> Task details
Take every line from the first down to the line with "2.8333, 2.9167, 3]" and set it down exactly, without the pictures.

> Raw data

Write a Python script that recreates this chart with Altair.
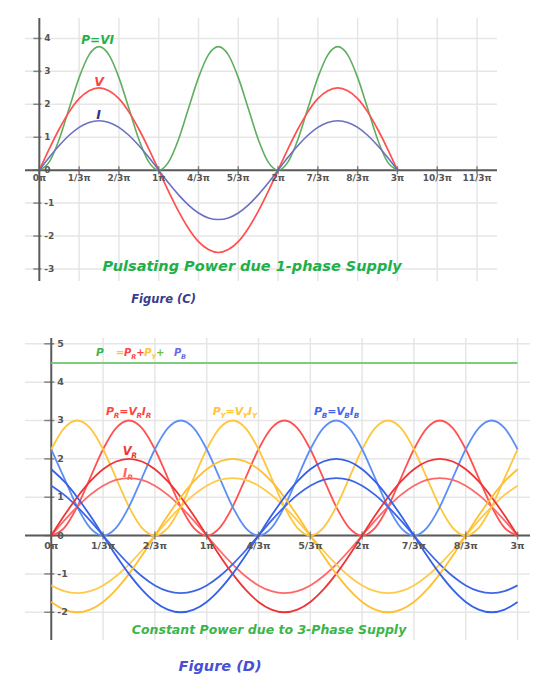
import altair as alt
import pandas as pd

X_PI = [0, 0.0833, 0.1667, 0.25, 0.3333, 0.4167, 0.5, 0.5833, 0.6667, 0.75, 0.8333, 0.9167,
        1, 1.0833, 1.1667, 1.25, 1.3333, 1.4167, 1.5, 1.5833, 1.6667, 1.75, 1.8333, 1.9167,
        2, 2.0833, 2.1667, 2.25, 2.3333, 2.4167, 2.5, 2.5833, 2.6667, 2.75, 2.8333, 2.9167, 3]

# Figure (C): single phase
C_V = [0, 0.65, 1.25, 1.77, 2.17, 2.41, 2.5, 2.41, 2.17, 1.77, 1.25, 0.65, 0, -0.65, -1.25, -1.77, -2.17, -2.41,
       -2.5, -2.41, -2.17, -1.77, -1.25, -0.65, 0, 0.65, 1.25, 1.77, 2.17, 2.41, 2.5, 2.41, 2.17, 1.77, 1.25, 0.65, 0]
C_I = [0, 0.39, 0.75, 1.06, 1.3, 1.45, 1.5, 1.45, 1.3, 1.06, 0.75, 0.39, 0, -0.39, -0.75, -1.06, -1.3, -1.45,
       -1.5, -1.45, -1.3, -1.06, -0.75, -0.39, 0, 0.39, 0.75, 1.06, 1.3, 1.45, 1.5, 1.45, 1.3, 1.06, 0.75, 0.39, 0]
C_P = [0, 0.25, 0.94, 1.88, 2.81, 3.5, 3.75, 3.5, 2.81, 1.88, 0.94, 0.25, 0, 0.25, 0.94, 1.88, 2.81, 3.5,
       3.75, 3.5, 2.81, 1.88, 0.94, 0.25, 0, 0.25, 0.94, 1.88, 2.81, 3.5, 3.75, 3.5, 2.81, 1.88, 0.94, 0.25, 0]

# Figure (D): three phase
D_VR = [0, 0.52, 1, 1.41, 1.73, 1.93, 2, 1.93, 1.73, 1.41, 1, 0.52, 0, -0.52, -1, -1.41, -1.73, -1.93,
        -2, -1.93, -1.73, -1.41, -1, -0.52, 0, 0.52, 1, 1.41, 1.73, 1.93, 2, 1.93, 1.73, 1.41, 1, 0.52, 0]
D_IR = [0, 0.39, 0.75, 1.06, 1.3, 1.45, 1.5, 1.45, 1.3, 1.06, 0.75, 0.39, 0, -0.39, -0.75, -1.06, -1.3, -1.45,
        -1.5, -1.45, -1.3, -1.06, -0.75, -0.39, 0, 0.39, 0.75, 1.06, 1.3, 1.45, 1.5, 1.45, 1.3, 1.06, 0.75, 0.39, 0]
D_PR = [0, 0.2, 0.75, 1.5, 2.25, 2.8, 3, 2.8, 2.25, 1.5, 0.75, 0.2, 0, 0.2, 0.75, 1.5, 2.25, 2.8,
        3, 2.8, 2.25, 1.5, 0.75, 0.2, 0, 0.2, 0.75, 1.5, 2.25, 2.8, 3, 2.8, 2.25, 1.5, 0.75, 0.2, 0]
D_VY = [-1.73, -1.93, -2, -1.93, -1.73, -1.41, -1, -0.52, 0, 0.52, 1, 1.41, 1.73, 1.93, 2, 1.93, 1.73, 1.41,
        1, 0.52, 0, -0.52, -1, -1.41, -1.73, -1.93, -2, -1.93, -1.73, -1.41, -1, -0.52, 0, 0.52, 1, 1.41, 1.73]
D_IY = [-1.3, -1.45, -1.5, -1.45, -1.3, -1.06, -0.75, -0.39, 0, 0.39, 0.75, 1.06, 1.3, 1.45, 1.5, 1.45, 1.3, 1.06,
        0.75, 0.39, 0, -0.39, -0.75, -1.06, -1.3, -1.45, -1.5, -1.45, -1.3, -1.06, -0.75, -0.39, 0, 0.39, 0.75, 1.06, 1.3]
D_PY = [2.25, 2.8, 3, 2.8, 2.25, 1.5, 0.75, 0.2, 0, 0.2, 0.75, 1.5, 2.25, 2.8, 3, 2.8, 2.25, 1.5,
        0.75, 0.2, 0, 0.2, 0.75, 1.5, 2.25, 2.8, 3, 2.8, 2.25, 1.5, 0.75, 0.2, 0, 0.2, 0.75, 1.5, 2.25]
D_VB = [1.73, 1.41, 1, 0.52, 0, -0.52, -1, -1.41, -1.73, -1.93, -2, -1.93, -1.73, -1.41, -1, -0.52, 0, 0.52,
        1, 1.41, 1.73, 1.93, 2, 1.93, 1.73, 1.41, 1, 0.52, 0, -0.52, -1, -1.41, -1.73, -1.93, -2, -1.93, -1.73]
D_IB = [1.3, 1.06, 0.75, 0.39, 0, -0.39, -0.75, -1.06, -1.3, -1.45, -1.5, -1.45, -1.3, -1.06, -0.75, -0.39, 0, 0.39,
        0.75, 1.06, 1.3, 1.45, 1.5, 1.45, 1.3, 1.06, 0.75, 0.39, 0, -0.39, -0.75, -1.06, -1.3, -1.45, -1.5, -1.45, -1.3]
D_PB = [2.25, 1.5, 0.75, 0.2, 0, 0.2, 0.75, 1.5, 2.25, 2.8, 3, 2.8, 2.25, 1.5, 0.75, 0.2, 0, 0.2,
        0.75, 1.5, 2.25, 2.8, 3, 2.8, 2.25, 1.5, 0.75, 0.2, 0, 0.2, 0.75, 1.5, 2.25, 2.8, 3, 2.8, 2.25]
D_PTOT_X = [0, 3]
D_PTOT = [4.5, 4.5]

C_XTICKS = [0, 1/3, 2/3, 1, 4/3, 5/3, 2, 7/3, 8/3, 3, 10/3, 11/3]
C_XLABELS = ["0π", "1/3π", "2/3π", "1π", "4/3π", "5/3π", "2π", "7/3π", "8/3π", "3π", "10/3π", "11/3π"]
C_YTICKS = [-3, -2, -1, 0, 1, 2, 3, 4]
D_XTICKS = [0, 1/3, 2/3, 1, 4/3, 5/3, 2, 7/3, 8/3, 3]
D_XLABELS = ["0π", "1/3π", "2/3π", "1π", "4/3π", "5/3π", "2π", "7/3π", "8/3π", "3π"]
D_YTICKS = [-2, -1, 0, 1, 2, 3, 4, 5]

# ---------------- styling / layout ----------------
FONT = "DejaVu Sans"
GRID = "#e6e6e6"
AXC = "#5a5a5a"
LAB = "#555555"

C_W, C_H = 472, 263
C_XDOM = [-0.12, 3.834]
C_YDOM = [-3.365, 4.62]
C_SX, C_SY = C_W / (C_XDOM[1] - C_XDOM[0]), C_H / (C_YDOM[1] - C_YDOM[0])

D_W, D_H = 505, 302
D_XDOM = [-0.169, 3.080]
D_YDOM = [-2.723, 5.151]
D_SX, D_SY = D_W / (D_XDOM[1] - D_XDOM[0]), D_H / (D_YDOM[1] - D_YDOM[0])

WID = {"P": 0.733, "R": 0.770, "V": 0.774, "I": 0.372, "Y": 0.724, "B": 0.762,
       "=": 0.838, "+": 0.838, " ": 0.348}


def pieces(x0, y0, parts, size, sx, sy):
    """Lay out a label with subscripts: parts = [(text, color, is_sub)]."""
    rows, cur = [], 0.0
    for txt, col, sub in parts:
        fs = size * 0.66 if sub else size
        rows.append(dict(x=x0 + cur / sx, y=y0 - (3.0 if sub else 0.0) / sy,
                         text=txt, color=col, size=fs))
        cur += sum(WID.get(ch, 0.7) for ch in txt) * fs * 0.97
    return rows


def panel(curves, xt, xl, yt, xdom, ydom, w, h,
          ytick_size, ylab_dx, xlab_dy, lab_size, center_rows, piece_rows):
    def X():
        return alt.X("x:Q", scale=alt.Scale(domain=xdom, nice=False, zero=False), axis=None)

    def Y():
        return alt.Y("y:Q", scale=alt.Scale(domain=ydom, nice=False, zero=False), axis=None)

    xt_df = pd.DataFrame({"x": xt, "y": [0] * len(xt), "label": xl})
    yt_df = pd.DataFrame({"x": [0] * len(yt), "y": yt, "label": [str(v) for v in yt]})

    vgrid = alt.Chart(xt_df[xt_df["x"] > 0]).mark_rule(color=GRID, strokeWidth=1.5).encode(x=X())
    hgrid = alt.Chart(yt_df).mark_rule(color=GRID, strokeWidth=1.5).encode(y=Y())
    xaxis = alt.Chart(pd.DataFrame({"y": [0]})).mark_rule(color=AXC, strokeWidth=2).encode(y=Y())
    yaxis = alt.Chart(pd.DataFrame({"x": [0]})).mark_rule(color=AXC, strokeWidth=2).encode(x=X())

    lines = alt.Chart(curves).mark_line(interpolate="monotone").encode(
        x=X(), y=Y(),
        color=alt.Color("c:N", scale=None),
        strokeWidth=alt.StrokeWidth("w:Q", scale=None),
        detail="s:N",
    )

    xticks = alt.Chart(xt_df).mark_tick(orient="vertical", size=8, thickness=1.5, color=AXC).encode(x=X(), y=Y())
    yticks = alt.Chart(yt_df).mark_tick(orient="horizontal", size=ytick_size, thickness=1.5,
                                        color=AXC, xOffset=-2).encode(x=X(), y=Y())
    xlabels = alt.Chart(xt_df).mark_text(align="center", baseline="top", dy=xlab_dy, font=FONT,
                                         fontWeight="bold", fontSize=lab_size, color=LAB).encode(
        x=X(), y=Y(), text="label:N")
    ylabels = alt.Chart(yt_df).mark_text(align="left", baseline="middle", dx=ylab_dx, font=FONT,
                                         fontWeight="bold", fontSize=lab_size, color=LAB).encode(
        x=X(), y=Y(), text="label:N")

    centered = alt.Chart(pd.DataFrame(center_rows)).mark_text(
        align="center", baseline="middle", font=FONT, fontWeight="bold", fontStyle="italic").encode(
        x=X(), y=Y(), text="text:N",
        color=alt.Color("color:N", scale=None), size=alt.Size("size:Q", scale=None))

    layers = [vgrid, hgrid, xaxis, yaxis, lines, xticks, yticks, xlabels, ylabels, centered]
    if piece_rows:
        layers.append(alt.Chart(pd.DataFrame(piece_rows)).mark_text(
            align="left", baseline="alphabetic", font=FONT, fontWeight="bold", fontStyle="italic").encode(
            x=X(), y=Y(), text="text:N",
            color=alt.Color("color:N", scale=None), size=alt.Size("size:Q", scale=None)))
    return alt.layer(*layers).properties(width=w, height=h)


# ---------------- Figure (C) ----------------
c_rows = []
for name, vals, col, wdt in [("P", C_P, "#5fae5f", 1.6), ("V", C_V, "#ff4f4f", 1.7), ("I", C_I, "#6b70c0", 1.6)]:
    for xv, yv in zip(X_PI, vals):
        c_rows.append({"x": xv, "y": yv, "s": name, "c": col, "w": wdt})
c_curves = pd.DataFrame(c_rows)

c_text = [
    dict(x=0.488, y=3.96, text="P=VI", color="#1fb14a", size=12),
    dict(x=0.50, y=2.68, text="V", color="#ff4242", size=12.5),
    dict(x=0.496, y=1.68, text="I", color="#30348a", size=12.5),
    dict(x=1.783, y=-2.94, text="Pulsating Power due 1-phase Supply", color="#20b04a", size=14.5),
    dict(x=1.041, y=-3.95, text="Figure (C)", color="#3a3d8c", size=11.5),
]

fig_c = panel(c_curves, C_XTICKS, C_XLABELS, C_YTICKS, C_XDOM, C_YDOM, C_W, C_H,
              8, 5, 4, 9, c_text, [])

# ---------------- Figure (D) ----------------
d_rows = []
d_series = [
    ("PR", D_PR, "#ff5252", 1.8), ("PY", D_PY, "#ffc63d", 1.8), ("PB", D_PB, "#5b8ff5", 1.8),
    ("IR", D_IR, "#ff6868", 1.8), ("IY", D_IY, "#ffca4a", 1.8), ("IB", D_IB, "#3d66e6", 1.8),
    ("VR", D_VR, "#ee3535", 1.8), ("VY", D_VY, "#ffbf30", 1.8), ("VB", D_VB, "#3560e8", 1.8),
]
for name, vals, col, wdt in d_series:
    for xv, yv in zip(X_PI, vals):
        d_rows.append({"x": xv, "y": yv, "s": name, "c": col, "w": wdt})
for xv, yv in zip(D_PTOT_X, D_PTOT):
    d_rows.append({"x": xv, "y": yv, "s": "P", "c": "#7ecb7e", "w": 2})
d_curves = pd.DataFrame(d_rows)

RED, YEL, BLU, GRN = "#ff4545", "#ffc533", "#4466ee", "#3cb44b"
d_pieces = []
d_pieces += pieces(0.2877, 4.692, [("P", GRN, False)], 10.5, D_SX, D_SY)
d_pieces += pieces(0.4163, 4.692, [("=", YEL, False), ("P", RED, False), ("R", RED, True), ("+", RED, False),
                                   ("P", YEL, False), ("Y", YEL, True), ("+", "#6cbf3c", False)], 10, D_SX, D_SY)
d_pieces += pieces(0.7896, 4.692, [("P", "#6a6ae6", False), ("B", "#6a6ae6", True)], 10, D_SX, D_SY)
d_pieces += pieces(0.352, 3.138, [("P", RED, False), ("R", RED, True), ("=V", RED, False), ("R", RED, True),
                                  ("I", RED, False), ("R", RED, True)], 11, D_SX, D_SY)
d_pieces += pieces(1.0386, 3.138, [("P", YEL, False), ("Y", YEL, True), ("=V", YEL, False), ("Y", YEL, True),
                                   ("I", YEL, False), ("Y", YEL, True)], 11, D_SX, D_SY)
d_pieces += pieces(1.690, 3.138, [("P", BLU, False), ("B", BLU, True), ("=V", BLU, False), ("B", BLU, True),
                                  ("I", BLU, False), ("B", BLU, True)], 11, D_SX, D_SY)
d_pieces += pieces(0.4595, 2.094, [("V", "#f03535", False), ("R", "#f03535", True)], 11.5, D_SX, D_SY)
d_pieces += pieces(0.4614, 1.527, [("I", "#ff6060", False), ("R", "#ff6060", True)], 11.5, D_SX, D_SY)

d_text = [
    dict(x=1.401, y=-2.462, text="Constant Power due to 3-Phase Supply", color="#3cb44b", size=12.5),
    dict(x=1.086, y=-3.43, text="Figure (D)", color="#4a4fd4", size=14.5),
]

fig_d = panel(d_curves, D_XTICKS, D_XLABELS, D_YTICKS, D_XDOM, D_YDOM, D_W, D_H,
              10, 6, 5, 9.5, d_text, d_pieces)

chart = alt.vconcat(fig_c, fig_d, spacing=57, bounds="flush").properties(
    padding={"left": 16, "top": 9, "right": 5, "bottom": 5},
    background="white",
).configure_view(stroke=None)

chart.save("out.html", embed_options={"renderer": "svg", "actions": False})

> In response
Write a Python script that recreates this chart with Altair.
import altair as alt
import pandas as pd

X_PI = [0, 0.0833, 0.1667, 0.25, 0.3333, 0.4167, 0.5, 0.5833, 0.6667, 0.75, 0.8333, 0.9167,
        1, 1.0833, 1.1667, 1.25, 1.3333, 1.4167, 1.5, 1.5833, 1.6667, 1.75, 1.8333, 1.9167,
        2, 2.0833, 2.1667, 2.25, 2.3333, 2.4167, 2.5, 2.5833, 2.6667, 2.75, 2.8333, 2.9167, 3]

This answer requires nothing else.